Jun. 21—A Hillsborough County jury found an admitted Manchester marijuana dealer innocent of shooting and killing a 17-year-old who was part of a team of four males that invaded the man's home, beat him and tried to steal his cache of drugs and money.
Isaiah Rivera-Perez, 25, embraced his defense attorney and wept as the jury announced late Monday afternoon that he was innocent of second-degree murder. Rendered after only a few hours of deliberation, the verdict capped a five-day trial in Hillsborough County Superior Court.
The jury did find him guilty of felony reckless conduct, for shooting a gun in his Central Street neighborhood and putting residents at risk.
Rivera-Perez' family attended the entire trial. They cried when the verdict was read and later encircled him and took turns embracing him. His mother fainted at one point.
"The only message I want to send is I'm an innocent man, and I want to live my life to take care of my children and my family," Rivera-Perez said. His message to the family of the dead teenager: A tragedy took place two years ago and he's not a monster.
According to testimony, Rivera-Perez was selling marijuana and marijuana-edibles out of his home at 276 Central St.
On July 14, 2020, he let in a customer to sell him some edibles. The customer asked to use the bathroom, and then let three members of the OTB gang into the home.
One pistol-whipped Rivera. One held down his legs. One held a gun to his wife's head. One rifled through his belongings, looking for drugs and money.
When they started to flee, Rivera-Perez grabbed his gun. He claimed he shot at the four from his porch. He struck Jaden Connor, who ran a short distance and collapsed.
The verdict comes as Manchester police have instituted an effort to address gun violence in the city. Police Chief Allen Aldenberg was on hand for the verdict but quickly left the courtroom without commenting.
Rivera-Perez claimed self- defense, but prosecutors said the law of self-defense does not allow one to shoot someone in the back as they are running away.

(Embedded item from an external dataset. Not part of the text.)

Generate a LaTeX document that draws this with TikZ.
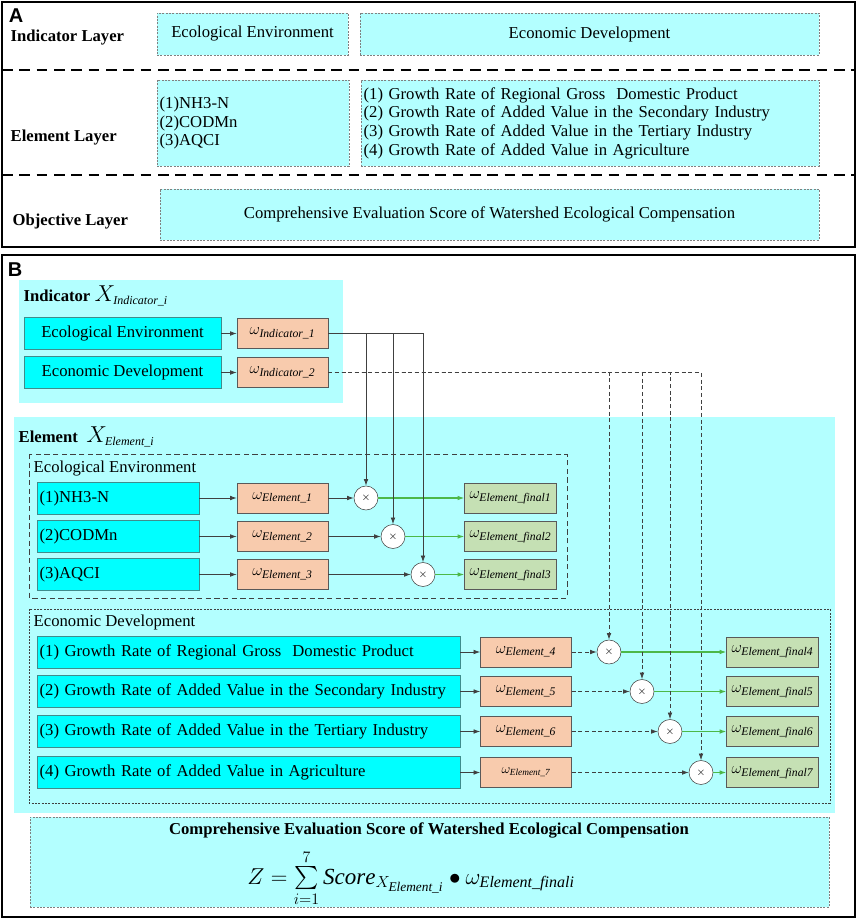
\documentclass[tikz,border=0pt]{standalone}
\usepackage{amsmath}
\usepackage{fontspec}
\setmainfont{Liberation Serif}
\setsansfont{Liberation Sans}
\usetikzlibrary{positioning,arrows.meta}

\definecolor{bgcyan}{HTML}{B3FFFF}
\definecolor{boxcyan}{HTML}{00FFFF}
\definecolor{boxedge}{HTML}{3F8C8C}
\definecolor{wsalmon}{HTML}{F8CBAD}
\definecolor{fgreen}{HTML}{C5E0B4}
\definecolor{agreen}{HTML}{4DB848}
\definecolor{lgrey}{HTML}{404040}

\newcommand{\basefont}{\fontsize{12.5}{14}\selectfont}
\newcommand{\wsub}[1]{$\omega_{\textit{#1}}$}

\begin{document}
\begin{tikzpicture}[x=0.75pt,y=-0.75pt,>={Latex[length=5pt,width=3.5pt]},
    font=\basefont,
    layerbox/.style={draw=gray,dash pattern=on 1.5pt off 1pt,fill=bgcyan,inner sep=2pt},
    cyanbox/.style={draw=boxedge,fill=boxcyan,minimum height=24pt,inner sep=2pt,align=left},
    wbox/.style={draw=gray!70!black,fill=wsalmon,minimum width=68.25pt,minimum height=22.5pt,inner sep=0pt},
    finalbox/.style={draw=gray!70!black,fill=fgreen,minimum width=69pt,minimum height=22.5pt,inner sep=0pt},
    mult/.style={draw=lgrey,circle,fill=white,minimum size=18pt,inner sep=0pt,font=\footnotesize},
    link/.style={draw=lgrey,line width=0.6pt,->},
    dlink/.style={link,dash pattern=on 3pt off 2pt},
    glink/.style={draw=agreen,line width=0.8pt,->},
    bold/.style={font=\basefont\bfseries}]
    \useasboundingbox (0,0) rectangle (858,920);

    % panel A
    \draw [line width=1.5pt] (2,2) rectangle (855,247);
    \node [font=\sffamily\bfseries\fontsize{15}{15}\selectfont] (labA) at (16,16) {A};
    \draw [line width=1.2pt,dash pattern=on 8pt off 5pt] (2,70) -- (855,70);
    \draw [line width=1.2pt,dash pattern=on 8pt off 5pt] (2,175) -- (855,175);

    \node [anchor=west,bold] (indLayer) at (6,38) {Indicator Layer};
    \node [anchor=west,bold] (elLayer) at (6,138) {Element Layer};
    \node [anchor=west,bold] (objLayer) at (8,222) {Objective Layer};

    \node [layerbox,minimum width=143.25pt,minimum height=31.5pt] (aEco) at (252.5,34) {Ecological Environment};
    \node [layerbox,minimum width=344.25pt,minimum height=31.5pt] (aEcon) at (589.5,34) {Economic Development};
    \node [layerbox,text width=140pt,minimum height=64.5pt,align=left] (aEcoEl) at (253,123)
        {(1)NH3-N\\(2)CODMn\\(3)AQCI};
    \node [layerbox,text width=339.5pt,minimum height=64.5pt,align=left] (aEconEl) at (590,123)
        {(1) Growth Rate of Regional Gross\ \ Domestic Product\\
         (2) Growth Rate of Added Value in the Secondary Industry\\
         (3) Growth Rate of Added Value in the Tertiary Industry\\
         (4) Growth Rate of Added Value in Agriculture};
    \node [layerbox,minimum width=494.25pt,minimum height=38.25pt] (aObj) at (489.5,214.5)
        {Comprehensive Evaluation Score of Watershed Ecological Compensation};

    % panel B
    \draw [line width=1.5pt] (2,255) rectangle (855,917);
    \node [font=\sffamily\bfseries\fontsize{15}{15}\selectfont] (labB) at (15,270) {B};

    \fill [bgcyan] (19,280) rectangle (343,403);
    \fill [bgcyan] (14,417) rectangle (835,813);

    \node [anchor=west] (indTitle) at (19,296)
        {\textbf{Indicator} \fontsize{16}{16}\selectfont$X_{\text{\fontsize{9}{9}\selectfont\itshape Indicator\_i}}$};
    \node [anchor=west] (elTitle) at (14,437)
        {\textbf{Element}\ \ \fontsize{16}{16}\selectfont$X_{\text{\fontsize{9}{9}\selectfont\itshape Element\_i}}$};

    \node [cyanbox,minimum width=147.75pt,align=center] (iEco) at (122.5,333.5) {Ecological Environment};
    \node [cyanbox,minimum width=147.75pt,align=center] (iEcon) at (122.5,372.5) {Economic Development};
    \node [wbox] (wInd1) at (282.5,333.5) {\wsub{Indicator\_1}};
    \node [wbox] (wInd2) at (282.5,372.5) {\wsub{Indicator\_2}};

    % ecological environment group
    \draw [lgrey,dash pattern=on 4pt off 2.5pt] (29,454) rectangle (567,598);
    \node [anchor=west] (ecoTitle) at (29,469) {Ecological Environment};

    \node [cyanbox,text width=117.5pt] (e1) at (118,498) {(1)NH3-N};
    \node [cyanbox,text width=117.5pt] (e2) at (118,536.5) {(2)CODMn};
    \node [cyanbox,text width=117.5pt] (e3) at (118,574.5) {(3)AQCI};
    \node [wbox] (we1) at (282.5,498) {\wsub{Element\_1}};
    \node [wbox] (we2) at (282.5,536.5) {\wsub{Element\_2}};
    \node [wbox] (we3) at (282.5,574.5) {\wsub{Element\_3}};
    \node [mult] (c1) at (366,498) {$\times$};
    \node [mult] (c2) at (393,536.5) {$\times$};
    \node [mult] (c3) at (423,574.5) {$\times$};
    \node [finalbox] (f1) at (510.5,498) {\wsub{Element\_final1}};
    \node [finalbox] (f2) at (510.5,536.5) {\wsub{Element\_final2}};
    \node [finalbox] (f3) at (510.5,574.5) {\wsub{Element\_final3}};

    % economic development group
    \draw [lgrey,dash pattern=on 1.5pt off 1pt] (29,609) rectangle (830,803);
    \node [anchor=west] (econTitle) at (29,622) {Economic Development};

    \node [cyanbox,text width=313.25pt] (e4) at (248.5,652) {(1) Growth Rate of Regional Gross\ \ Domestic Product};
    \node [cyanbox,text width=313.25pt] (e5) at (248.5,691.5) {(2) Growth Rate of Added Value in the Secondary Industry};
    \node [cyanbox,text width=313.25pt] (e6) at (248.5,731.5) {(3) Growth Rate of Added Value in the Tertiary Industry};
    \node [cyanbox,text width=313.25pt] (e7) at (248.5,772.5) {(4) Growth Rate of Added Value in Agriculture};
    \node [wbox] (we4) at (526,652) {\wsub{Element\_4}};
    \node [wbox] (we5) at (526,691.5) {\wsub{Element\_5}};
    \node [wbox] (we6) at (526,731.5) {\wsub{Element\_6}};
    \node [wbox,font=\fontsize{10}{10}\selectfont] (we7) at (526,772.5) {\wsub{Element\_7}};
    \node [mult] (c4) at (609,652) {$\times$};
    \node [mult] (c5) at (642,691.5) {$\times$};
    \node [mult] (c6) at (670,731.5) {$\times$};
    \node [mult] (c7) at (701,772.5) {$\times$};
    \node [finalbox] (f4) at (772.5,652) {\wsub{Element\_final4}};
    \node [finalbox] (f5) at (772.5,691.5) {\wsub{Element\_final5}};
    \node [finalbox] (f6) at (772.5,731.5) {\wsub{Element\_final6}};
    \node [finalbox] (f7) at (772.5,772.5) {\wsub{Element\_final7}};

    % connectors
    \draw [link] (iEco) -- (wInd1);
    \draw [link] (iEcon) -- (wInd2);
    \foreach \k in {1,2,3} {
        \draw [link] (wInd1.east) -| (c\k);
        \draw [link] (e\k) -- (we\k);
        \draw [link] (we\k) -- (c\k);
        \draw [glink] (c\k) -- (f\k);
    }
    \foreach \k in {4,5,6,7} {
        \draw [dlink] (wInd2.east) -| (c\k);
        \draw [link] (e\k) -- (we\k);
        \draw [dlink] (we\k) -- (c\k);
        \draw [glink] (c\k) -- (f\k);
    }

    % objective
    \node [layerbox,minimum width=599.25pt,minimum height=67.5pt] (score) at (429.5,862) {};
    \node [bold] (scoreTitle) at (429,830) {Comprehensive Evaluation Score of Watershed Ecological Compensation};
    \node [font=\LARGE,inner sep=0pt] (formula) at (411,878)
        {$Z=\sum\limits_{i=1}^{7}\mathit{Score}_{X_{\mathit{Element\_i}}}\bullet\omega_{\mathit{Element\_finali}}$};
\end{tikzpicture}
\end{document}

The law allows self-defense if a person believes he is about to be attacked.
Homicide prosecutor Peter Hinckley equated the shooting to vigilantism.
"This is not the Wild West in the 19th century; it's not a Dirty Harry movie," said Hinckley, a senior assistant attorney general, in closing arguments to the jury. "The law of self-defense applies whether Jaden was a full-out devil or a misguided saint."
He also said that video evidence and the trajectory of the bullet show that Rivera-Perez was not on the porch when he fired.
After the verdict was announced, Hinckley said he was disappointed but respects the jury verdict.
The reckless conduct charge carries a penalty of 3 1/2 to 7 years. Rivera-Perez is scheduled to be sentenced on Sept. 9.
Judge Will Delker granted a request by defense attorney Chuck Keefe to allow Rivera-Perez to remain out on bail until sentencing and not be tracked by a monitoring bracelet.
Rivera-Perez said he is still worried about retaliation from the OTB gang, but he and his family have moved out of Manchester, he said.
Meanwhile, he is likely to return to Hillsborough County Superior Court in the summer as a victim-witness. Armin Elezovic, the only other person charged in the home invasion, is expected to stand trial then.